**** DATA PROVIDED ****
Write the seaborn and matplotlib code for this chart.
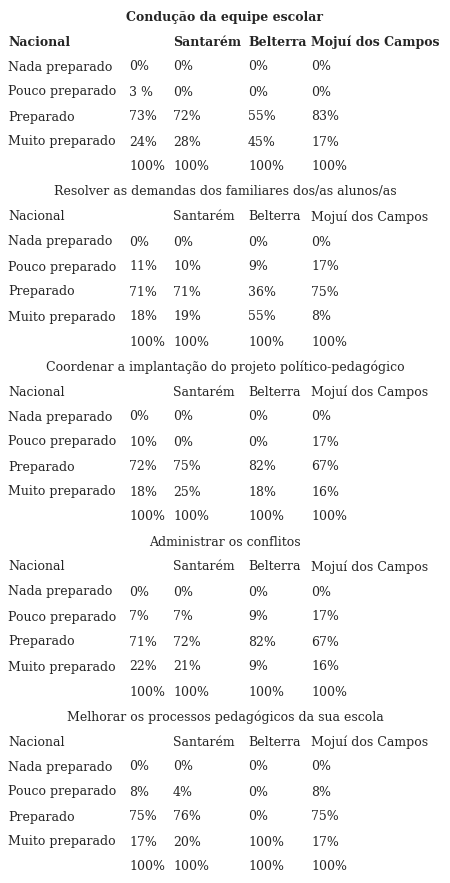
import seaborn as sns
from matplotlib import pyplot as plt

sns.set_theme(style='white')
plt.rcParams['font.family'] = ['DejaVu Serif']

titles = ['Condução da equipe escolar',
          'Resolver as demandas dos familiares dos/as alunos/as',
          'Coordenar a implantação do projeto político-pedagógico',
          'Administrar os conflitos',
          'Melhorar os processos pedagógicos da sua escola']
columns = ['Nacional', 'Santarém', 'Belterra', 'Mojuí dos Campos']
levels = ['Nada preparado', 'Pouco preparado', 'Preparado', 'Muito preparado']

nacional = [[0, 3, 73, 24], [0, 11, 71, 18], [0, 10, 72, 18], [0, 7, 71, 22], [0, 8, 75, 17]]
santarem = [[0, 0, 72, 28], [0, 10, 71, 19], [0, 0, 75, 25], [0, 7, 72, 21], [0, 4, 76, 20]]
belterra = [[0, 0, 55, 45], [0, 9, 36, 55], [0, 0, 82, 18], [0, 9, 82, 9], [0, 0, 0, 100]]
mojui = [[0, 0, 83, 17], [0, 17, 75, 8], [0, 17, 67, 16], [0, 17, 67, 16], [0, 8, 75, 17]]

fig = plt.figure(figsize=(4.5, 8.83), dpi=100)
ax = fig.add_axes([0, 0, 1, 1])
ax.set_xlim(0, 450)
ax.set_ylim(883, 0)
ax.axis('off')

xs = [8, 129, 173, 248, 311]
fs = 9
for b, title in enumerate(titles):
    y0 = 17 + b * 175
    wt = 'bold' if b == 0 else 'normal'
    ax.text(225, y0, title, ha='center', va='center', fontsize=fs, fontweight=wt)
    ax.text(xs[0], y0 + 25, 'Nacional', va='center', fontsize=fs, fontweight=wt)
    for x, c in zip(xs[2:], columns[1:]):
        ax.text(x, y0 + 25, c, va='center', fontsize=fs, fontweight=wt)
    for i, lev in enumerate(levels):
        y = y0 + 50 + i * 25
        ax.text(xs[0], y, lev, va='center', fontsize=fs)
        vals = [nacional[b][i], santarem[b][i], belterra[b][i], mojui[b][i]]
        for x, v in zip(xs[1:], vals):
            s = '3 %' if (b == 0 and i == 1 and x == xs[1]) else f'{v}%'
            ax.text(x, y, s, va='center', fontsize=fs)
    for x in xs[1:]:
        ax.text(x, y0 + 150, '100%', va='center', fontsize=fs)

fig.savefig('out.png', dpi=100, facecolor='white')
****
In the material above, how many lines hold the word "seaborn"? Say only the number.

2